> **Available data**
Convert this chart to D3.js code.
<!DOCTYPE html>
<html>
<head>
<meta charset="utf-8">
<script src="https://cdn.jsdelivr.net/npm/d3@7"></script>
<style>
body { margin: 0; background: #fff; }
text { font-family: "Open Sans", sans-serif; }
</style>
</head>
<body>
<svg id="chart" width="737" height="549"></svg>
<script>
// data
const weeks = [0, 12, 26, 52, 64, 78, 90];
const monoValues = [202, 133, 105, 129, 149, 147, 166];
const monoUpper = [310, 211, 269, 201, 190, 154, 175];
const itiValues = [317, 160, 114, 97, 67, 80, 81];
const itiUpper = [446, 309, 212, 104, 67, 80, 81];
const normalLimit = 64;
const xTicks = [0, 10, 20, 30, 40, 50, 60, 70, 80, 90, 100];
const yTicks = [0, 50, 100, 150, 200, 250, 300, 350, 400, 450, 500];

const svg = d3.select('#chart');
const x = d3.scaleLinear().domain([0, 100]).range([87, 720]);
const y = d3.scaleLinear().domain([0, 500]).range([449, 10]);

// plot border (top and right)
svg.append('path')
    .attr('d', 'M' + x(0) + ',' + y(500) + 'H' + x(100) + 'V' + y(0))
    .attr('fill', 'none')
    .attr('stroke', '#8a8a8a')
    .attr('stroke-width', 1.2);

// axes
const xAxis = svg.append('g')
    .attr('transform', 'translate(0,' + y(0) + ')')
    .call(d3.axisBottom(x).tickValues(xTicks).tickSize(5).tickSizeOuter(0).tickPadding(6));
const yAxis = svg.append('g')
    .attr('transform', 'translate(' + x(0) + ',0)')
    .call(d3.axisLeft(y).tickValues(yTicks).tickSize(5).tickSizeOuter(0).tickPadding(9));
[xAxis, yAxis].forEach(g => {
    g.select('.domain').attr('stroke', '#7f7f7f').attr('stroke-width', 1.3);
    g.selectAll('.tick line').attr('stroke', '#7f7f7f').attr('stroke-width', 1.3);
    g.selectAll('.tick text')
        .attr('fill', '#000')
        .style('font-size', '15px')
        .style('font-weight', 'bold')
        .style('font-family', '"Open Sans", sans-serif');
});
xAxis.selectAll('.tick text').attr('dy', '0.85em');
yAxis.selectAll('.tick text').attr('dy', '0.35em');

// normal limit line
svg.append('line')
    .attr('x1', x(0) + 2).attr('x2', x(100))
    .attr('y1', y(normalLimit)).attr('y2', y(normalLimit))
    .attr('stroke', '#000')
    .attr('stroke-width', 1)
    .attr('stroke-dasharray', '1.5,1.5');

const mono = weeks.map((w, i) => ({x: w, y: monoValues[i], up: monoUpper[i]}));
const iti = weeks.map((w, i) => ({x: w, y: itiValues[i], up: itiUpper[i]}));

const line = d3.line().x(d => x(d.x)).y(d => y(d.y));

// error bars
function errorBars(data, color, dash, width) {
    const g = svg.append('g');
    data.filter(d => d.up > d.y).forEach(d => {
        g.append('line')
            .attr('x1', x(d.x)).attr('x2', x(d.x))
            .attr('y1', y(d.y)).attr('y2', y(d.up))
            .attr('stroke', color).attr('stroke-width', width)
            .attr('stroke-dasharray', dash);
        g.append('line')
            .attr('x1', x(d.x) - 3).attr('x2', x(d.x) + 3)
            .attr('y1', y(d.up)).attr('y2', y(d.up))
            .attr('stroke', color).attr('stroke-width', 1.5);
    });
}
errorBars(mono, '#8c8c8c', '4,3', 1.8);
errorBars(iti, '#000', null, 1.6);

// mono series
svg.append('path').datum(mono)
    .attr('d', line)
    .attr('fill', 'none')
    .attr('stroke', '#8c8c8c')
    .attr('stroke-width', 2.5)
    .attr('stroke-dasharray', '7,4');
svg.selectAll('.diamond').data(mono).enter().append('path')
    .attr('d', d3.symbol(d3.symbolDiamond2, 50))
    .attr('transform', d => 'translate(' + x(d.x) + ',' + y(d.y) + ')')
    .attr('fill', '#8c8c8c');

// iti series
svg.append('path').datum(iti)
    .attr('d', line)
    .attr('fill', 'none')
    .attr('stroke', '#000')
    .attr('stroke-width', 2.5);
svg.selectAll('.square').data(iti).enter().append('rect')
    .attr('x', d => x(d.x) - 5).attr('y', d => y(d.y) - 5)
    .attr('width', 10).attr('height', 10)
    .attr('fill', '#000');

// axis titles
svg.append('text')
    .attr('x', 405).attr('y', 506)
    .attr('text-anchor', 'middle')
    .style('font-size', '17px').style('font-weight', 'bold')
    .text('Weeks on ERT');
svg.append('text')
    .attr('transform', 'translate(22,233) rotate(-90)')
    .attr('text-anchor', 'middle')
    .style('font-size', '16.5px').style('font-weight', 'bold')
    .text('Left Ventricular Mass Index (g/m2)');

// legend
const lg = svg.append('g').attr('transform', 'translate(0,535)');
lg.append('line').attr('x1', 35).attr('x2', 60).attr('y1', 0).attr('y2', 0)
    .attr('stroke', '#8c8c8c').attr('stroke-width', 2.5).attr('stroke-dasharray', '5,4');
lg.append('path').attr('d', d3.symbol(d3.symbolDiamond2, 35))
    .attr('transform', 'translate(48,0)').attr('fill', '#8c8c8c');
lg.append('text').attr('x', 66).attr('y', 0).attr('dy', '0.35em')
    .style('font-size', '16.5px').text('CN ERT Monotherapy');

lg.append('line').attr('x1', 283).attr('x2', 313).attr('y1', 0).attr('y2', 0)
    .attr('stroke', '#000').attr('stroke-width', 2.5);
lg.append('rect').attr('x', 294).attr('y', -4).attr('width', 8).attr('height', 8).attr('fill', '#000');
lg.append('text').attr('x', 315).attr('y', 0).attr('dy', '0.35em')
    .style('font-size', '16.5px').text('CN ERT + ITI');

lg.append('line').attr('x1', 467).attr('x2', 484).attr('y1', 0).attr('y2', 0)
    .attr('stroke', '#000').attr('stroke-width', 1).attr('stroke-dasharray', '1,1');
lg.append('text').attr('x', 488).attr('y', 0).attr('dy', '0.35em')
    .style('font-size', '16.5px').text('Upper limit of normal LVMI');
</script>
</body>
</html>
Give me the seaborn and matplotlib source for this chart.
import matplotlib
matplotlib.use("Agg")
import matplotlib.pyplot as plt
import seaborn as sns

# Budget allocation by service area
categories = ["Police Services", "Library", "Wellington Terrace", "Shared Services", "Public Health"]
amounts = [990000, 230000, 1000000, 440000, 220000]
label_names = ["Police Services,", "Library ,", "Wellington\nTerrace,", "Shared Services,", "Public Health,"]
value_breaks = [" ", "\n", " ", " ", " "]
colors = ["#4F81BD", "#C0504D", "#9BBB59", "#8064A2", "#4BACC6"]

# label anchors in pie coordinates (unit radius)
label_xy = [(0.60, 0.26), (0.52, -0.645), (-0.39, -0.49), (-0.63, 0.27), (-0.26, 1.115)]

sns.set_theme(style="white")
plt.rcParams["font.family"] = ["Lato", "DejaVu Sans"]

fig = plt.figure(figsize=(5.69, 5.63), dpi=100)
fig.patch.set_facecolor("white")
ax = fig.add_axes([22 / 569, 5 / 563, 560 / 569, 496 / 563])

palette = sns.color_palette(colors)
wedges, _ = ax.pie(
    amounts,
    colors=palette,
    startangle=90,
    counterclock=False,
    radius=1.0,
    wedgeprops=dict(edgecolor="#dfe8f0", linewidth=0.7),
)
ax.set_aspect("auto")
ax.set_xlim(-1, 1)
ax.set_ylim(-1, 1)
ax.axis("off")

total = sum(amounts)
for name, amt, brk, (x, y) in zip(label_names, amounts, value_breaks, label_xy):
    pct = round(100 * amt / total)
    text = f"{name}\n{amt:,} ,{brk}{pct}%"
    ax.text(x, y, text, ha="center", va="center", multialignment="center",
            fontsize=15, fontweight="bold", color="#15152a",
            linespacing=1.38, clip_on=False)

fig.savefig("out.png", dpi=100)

==

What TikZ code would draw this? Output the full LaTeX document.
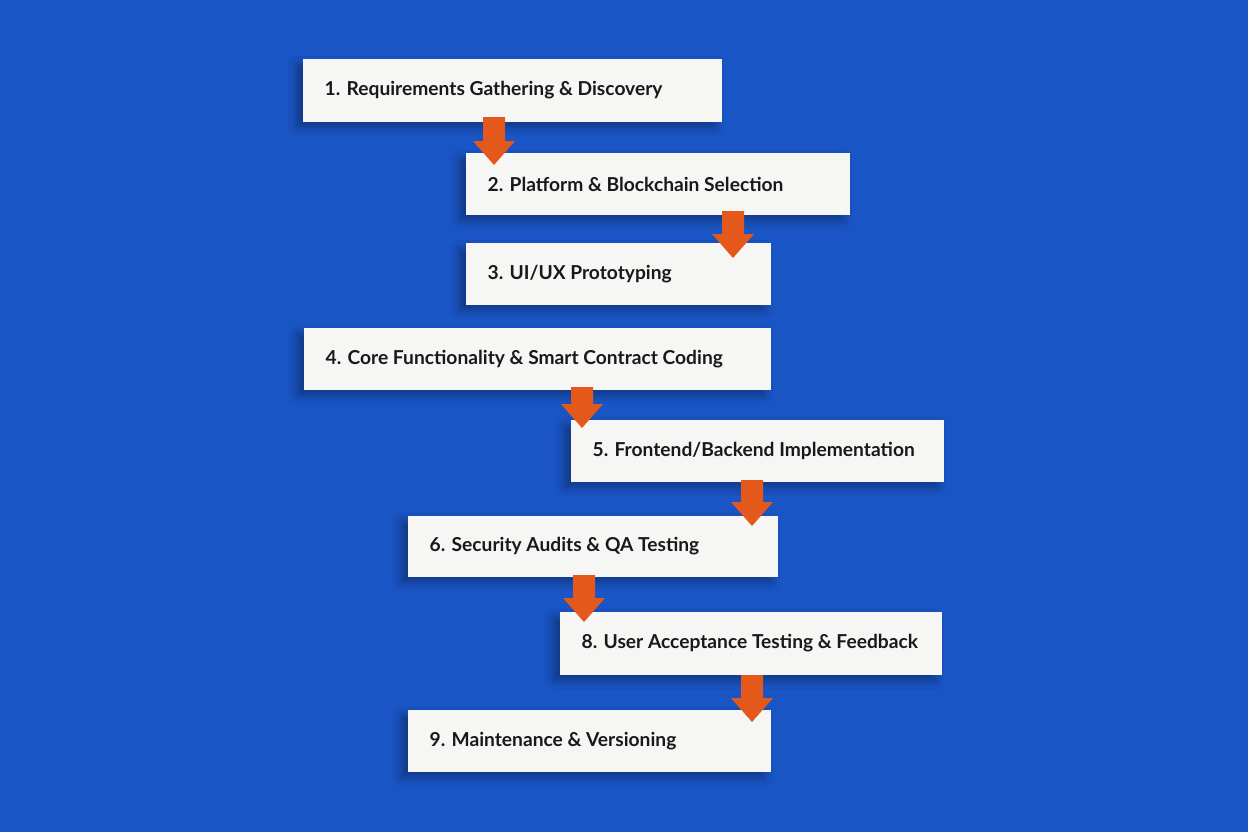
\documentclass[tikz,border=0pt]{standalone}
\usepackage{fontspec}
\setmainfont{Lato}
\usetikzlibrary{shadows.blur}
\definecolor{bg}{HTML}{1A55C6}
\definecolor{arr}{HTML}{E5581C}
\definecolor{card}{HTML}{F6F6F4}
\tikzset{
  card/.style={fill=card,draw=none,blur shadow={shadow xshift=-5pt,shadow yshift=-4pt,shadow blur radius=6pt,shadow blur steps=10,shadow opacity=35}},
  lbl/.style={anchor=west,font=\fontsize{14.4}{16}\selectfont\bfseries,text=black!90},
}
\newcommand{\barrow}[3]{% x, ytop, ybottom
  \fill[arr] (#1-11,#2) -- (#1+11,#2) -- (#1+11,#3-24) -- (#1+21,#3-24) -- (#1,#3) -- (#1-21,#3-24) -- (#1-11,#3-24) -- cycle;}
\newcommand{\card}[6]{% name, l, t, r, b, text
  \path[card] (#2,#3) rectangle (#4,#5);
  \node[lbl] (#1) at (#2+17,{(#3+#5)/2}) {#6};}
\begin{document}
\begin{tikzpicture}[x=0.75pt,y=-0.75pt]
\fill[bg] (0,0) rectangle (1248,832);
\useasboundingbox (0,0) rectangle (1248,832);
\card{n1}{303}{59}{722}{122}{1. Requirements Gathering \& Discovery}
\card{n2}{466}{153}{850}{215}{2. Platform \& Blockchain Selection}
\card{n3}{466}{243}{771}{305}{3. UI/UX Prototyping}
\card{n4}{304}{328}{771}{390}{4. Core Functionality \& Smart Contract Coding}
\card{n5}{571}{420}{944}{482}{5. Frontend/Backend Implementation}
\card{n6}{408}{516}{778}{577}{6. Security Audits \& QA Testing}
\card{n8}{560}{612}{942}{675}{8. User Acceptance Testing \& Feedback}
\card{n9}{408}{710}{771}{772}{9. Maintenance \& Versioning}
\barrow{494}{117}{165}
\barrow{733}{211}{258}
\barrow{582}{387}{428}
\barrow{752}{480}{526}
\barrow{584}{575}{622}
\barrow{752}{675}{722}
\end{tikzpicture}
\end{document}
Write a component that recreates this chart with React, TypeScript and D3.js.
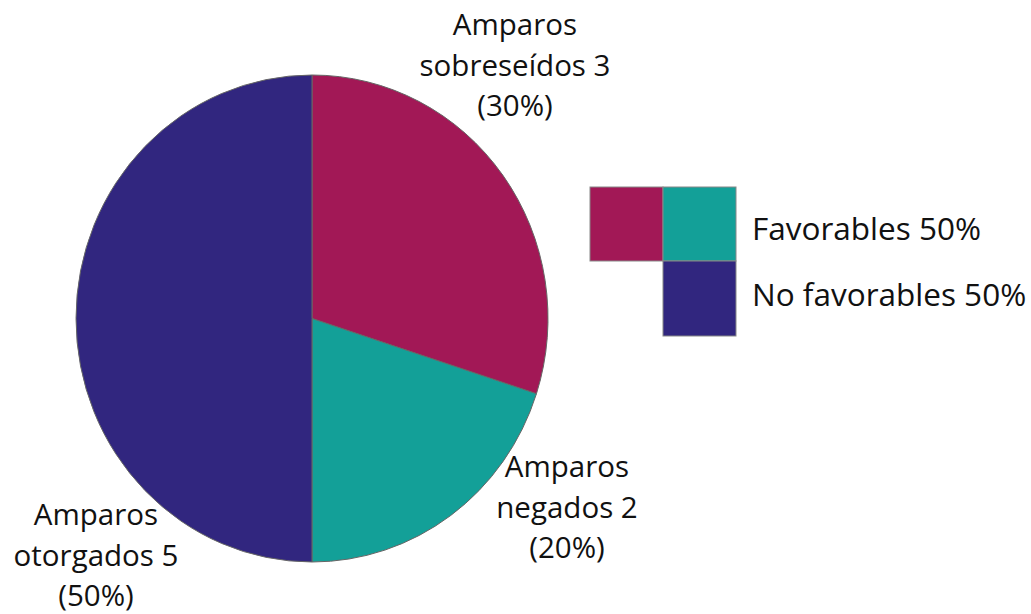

> **Directive**
Show every line in the records above that contains the word "chart".

> **Correct output**
Convert this chart to D3.js code.
<svg id="chart" width="737" height="549"></svg>
const svg = d3.select('#chart');
Give me the seaborn and matplotlib source for this chart.
Write a component that recreates this chart with React, TypeScript and D3.js.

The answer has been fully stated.